— Code that draws figures —
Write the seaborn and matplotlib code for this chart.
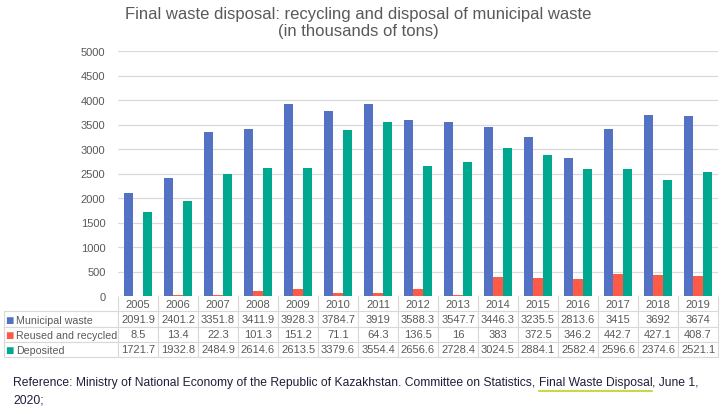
import numpy as np
import pandas as pd
import seaborn as sns
import matplotlib.pyplot as plt

years = [str(y) for y in range(2005, 2020)]
municipal = [2091.9, 2401.2, 3351.8, 3411.9, 3928.3, 3784.7, 3919, 3588.3,
             3547.7, 3446.3, 3235.5, 2813.6, 3415, 3692, 3674]
recycled = [8.5, 13.4, 22.3, 101.3, 151.2, 71.1, 64.3, 136.5,
            16, 383, 372.5, 346.2, 442.7, 427.1, 408.7]
deposited = [1721.7, 1932.8, 2484.9, 2614.6, 2613.5, 3379.6, 3554.4, 2656.6,
             2728.4, 3024.5, 2884.1, 2582.4, 2596.6, 2374.6, 2521.1]
series_names = ["Municipal waste", "Reused and recycled", "Deposited"]
colors = ["#5472C4", "#FF5A45", "#00A88F"]
yticks = list(range(0, 5001, 500))

df = pd.DataFrame({
    "year": years * 3,
    "value": municipal + recycled + deposited,
    "series": np.repeat(series_names, len(years)),
})

sns.set_theme(style="white")
plt.rcParams["font.family"] = ["Liberation Sans", "DejaVu Sans"]

fig = plt.figure(figsize=(7.22, 4.10), dpi=100)
ax = fig.add_axes([118 / 722, 113 / 410, 600 / 722, 245 / 410])

sns.barplot(data=df, x="year", y="value", hue="series", palette=colors,
            width=0.68, errorbar=None, ax=ax, legend=False, saturation=1,
            linewidth=0)
for bar in ax.patches:
    bar.set_antialiased(False)
ax.set_ylim(0, 5000)
ax.set_yticks(yticks)
ax.set_yticklabels([str(t) for t in yticks], fontsize=8, color="#595959")
ax.tick_params(axis="y", length=0, pad=9)
ax.set_xticks([])
ax.set_xlabel("")
ax.set_ylabel("")
ax.grid(axis="y", color="#D9D9D9", linewidth=0.9)
ax.set_axisbelow(True)
for s in ax.spines.values():
    s.set_visible(False)

fig.text(0.496, 0.965, "Final waste disposal: recycling and disposal of municipal waste",
         ha="center", va="center", fontsize=12, color="#595959")
fig.text(0.496, 0.922, "(in thousands of tons)",
         ha="center", va="center", fontsize=12, color="#595959")

# data table under the bars
cell_text = [[""] + years]
for vals in [municipal, recycled, deposited]:
    cell_text.append([""] + [f"{v:g}" for v in vals])

left = (4 - 118) / 600
tbl = ax.table(cellText=cell_text, bbox=[left, -61 / 245, 1 - left, 61 / 245],
               cellLoc="center", colWidths=[114] + [40] * 15)
tbl.auto_set_font_size(False)
tbl.set_fontsize(8)
for (r, c), cell in tbl.get_celld().items():
    cell.set_edgecolor("#D9D9D9")
    cell.set_linewidth(0.8)
    cell.get_text().set_color("#595959")
    if r == 0 and c == 0:
        cell.visible_edges = ""
    elif r == 0:
        cell.visible_edges = "LR"

# row labels with colour keys
for i, (name, col) in enumerate(zip(series_names, colors)):
    yc = (297 - 321.5 - 14.8 * i) / 245
    ax.text((5 - 118) / 600, yc, "■", transform=ax.transAxes, color=col,
            fontsize=10, va="center", ha="left", clip_on=False)
    ax.text((16 - 118) / 600, yc, name, transform=ax.transAxes, color="#595959",
            fontsize=7.7, va="center", ha="left", clip_on=False)

# reference line with underlined link
fig.canvas.draw()
renderer = fig.canvas.get_renderer()
y1 = 1 - 383 / 410
parts = ["Reference: Ministry of National Economy of the Republic of Kazakhstan. Committee on Statistics, ",
         "Final Waste Disposal", ", June 1,"]
x = 13 / 722
for k, p in enumerate(parts):
    t = fig.text(x, y1, p, fontsize=8.75, color="#1F1F3A", va="center", ha="left")
    bb = t.get_window_extent(renderer)
    if k == 1:
        uy = (410 - 392) / 410
        fig.add_artist(plt.Line2D([bb.x0 / 722, bb.x1 / 722], [uy, uy],
                                  color="#C8D84A", linewidth=1.5))
    x = bb.x1 / 722
fig.text(13 / 722, 1 - 401 / 410, "2020;", fontsize=8.75, color="#1F1F3A",
         va="center", ha="left")

fig.savefig("out.png", dpi=100)
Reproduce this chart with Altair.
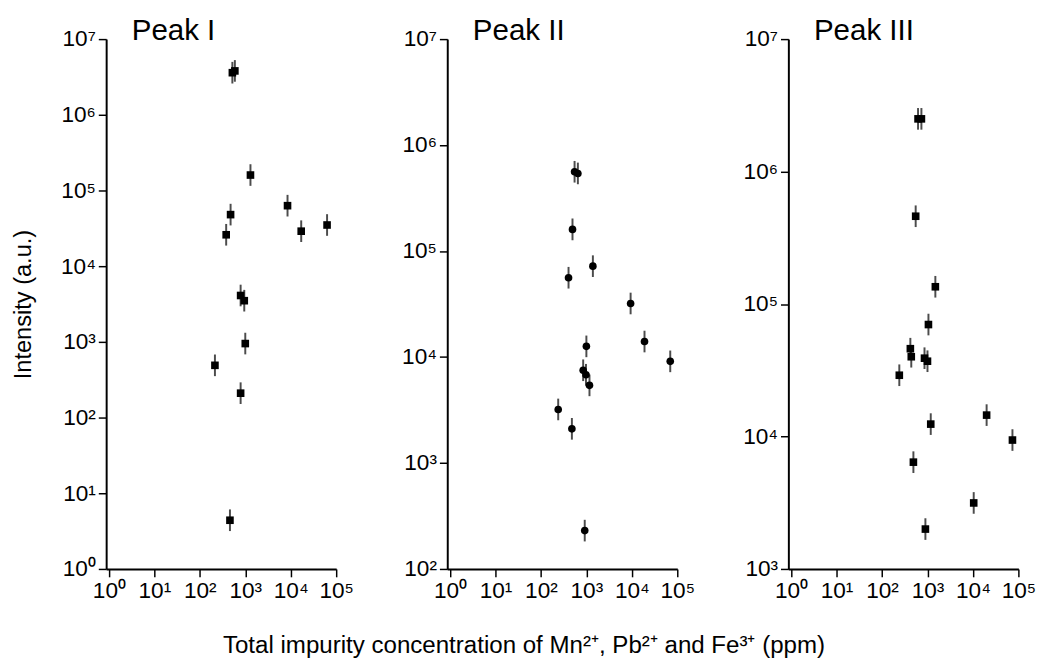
import altair as alt
import pandas as pd

# ---- data (concentration in ppm, intensity in a.u.) ----
peak1_conc = [520, 590, 1300, 475, 380, 8500, 17000, 63000, 790, 950, 1000, 215, 790, 460]
peak1_int = [3.6e6, 3.8e6, 1.6e5, 4.8e4, 2.6e4, 6.3e4, 2.9e4, 3.5e4, 4100, 3500, 950, 490, 210, 4.4]

peak2_conc = [550, 650, 495, 405, 1390, 9400, 19000, 70000, 1000, 850, 980, 1170, 240, 480, 920]
peak2_int = [5.6e5, 5.4e5, 1.6e5, 5.6e4, 7.2e4, 3.2e4, 1.4e4, 9100, 1.26e4, 7500, 6800, 5400, 3200, 2100, 230]

peak3_conc = [620, 735, 550, 1490, 1050, 420, 440, 860, 1000, 240, 1180, 490, 900, 10400, 20000, 74000]
peak3_int = [2.5e6, 2.5e6, 4.6e5, 1.35e5, 7.0e4, 4.6e4, 4.0e4, 3.9e4, 3.7e4, 2.9e4, 1.24e4, 6400, 2000, 3150, 1.45e4, 9400]

panel_titles = ["Peak I", "Peak II", "Peak III"]
y_min_exponents = [0, 2, 3]
x_tick_values = [1, 10, 100, 1000, 10000, 100000]
x_title = "Total impurity concentration of Mn\u00b2\u207a, Pb\u00b2\u207a and Fe\u00b3\u207a (ppm)"
y_title = "Intensity (a.u.)"

FONT = "Liberation Sans"
SUP_EXPR = ("'10' + ['\u2070','\u00b9','\u00b2','\u00b3','\u2074','\u2075','\u2076','\u2077']"
            "[round(log(datum.value)/LN10)]")


def panel(conc, inten, title, ymin_exp, shape, show_ytitle):
    df = pd.DataFrame({"conc": conc, "intensity": inten})
    y_vals = [10 ** k for k in range(ymin_exp, 8)]
    x = alt.X(
        "conc:Q",
        scale=alt.Scale(type="log", domain=[0.87, 100000], nice=False),
        axis=alt.Axis(values=x_tick_values, labelExpr=SUP_EXPR, title=None),
    )
    y_axis = alt.Axis(values=y_vals, labelExpr=SUP_EXPR, title=y_title) if show_ytitle else \
        alt.Axis(values=y_vals, labelExpr=SUP_EXPR, title=None)
    y = alt.Y(
        "intensity:Q",
        scale=alt.Scale(type="log", domain=[10 ** ymin_exp, 10 ** 7], nice=False),
        axis=y_axis,
    )
    bars = alt.Chart(df).mark_tick(orient="vertical", size=22, thickness=2, color="black").encode(x=x, y=y)
    pts = alt.Chart(df).mark_point(shape=shape, filled=True, size=60, color="black", opacity=1).encode(x=x, y=y)
    return alt.layer(bars, pts).properties(
        width=234,
        height=539,
        title=alt.TitleParams(
            title, anchor="start", frame="group", dx=26, offset=-42, baseline="alphabetic",
            fontSize=30, font=FONT, fontWeight="normal", color="black",
        ),
    )


p1 = panel(peak1_conc, peak1_int, panel_titles[0], y_min_exponents[0], "square", True)
p2 = panel(peak2_conc, peak2_int, panel_titles[1], y_min_exponents[1], "circle", False)
p3 = panel(peak3_conc, peak3_int, panel_titles[2], y_min_exponents[2], "square", False)

chart = (
    alt.hconcat(p1, p2, p3, spacing=48)
    .properties(
        title=alt.TitleParams(
            x_title, orient="bottom", anchor="middle", fontSize=24.5, font=FONT,
            fontWeight="normal", color="black", offset=33,
        ),
        padding={"left": 12, "top": 11, "right": 5, "bottom": 5},
    )
    .configure_view(stroke=None)
    .configure_axis(
        grid=False,
        domainColor="black",
        domainWidth=2,
        tickColor="black",
        tickWidth=1.5,
        tickSize=8,
        labelFont=FONT,
        labelFontSize=23,
        labelColor="black",
        labelPadding=3,
        labelFlush=False,
        labelOverlap=False,
        titleFont=FONT,
        titleFontSize=24,
        titleFontWeight="normal",
        titleColor="black",
        titlePadding=25,
    )
)

chart.save("out.html", embed_options={"renderer": "svg", "actions": False})
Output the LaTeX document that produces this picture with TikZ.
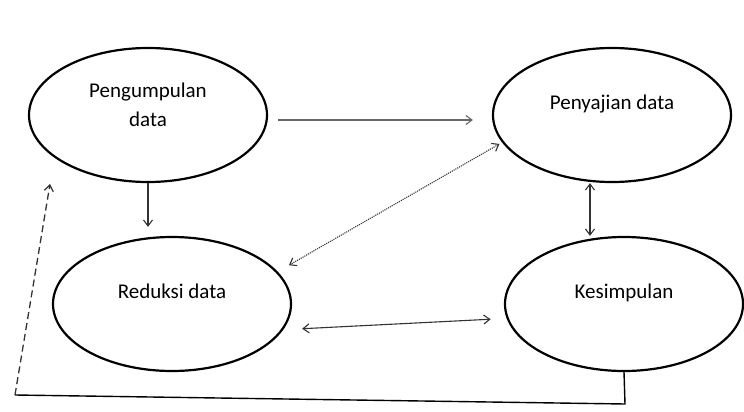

— WORK TO COMPLETE —
Reproduce only the lines running from the beginning of the entries above to the line holding "import matplotlib.pyplot as plt", inclusive. Pictures stay out of the copy.

— SOLUTION —
Write the seaborn and matplotlib code for this chart.
import numpy as np
import pandas as pd
import seaborn as sns
import matplotlib.pyplot as plt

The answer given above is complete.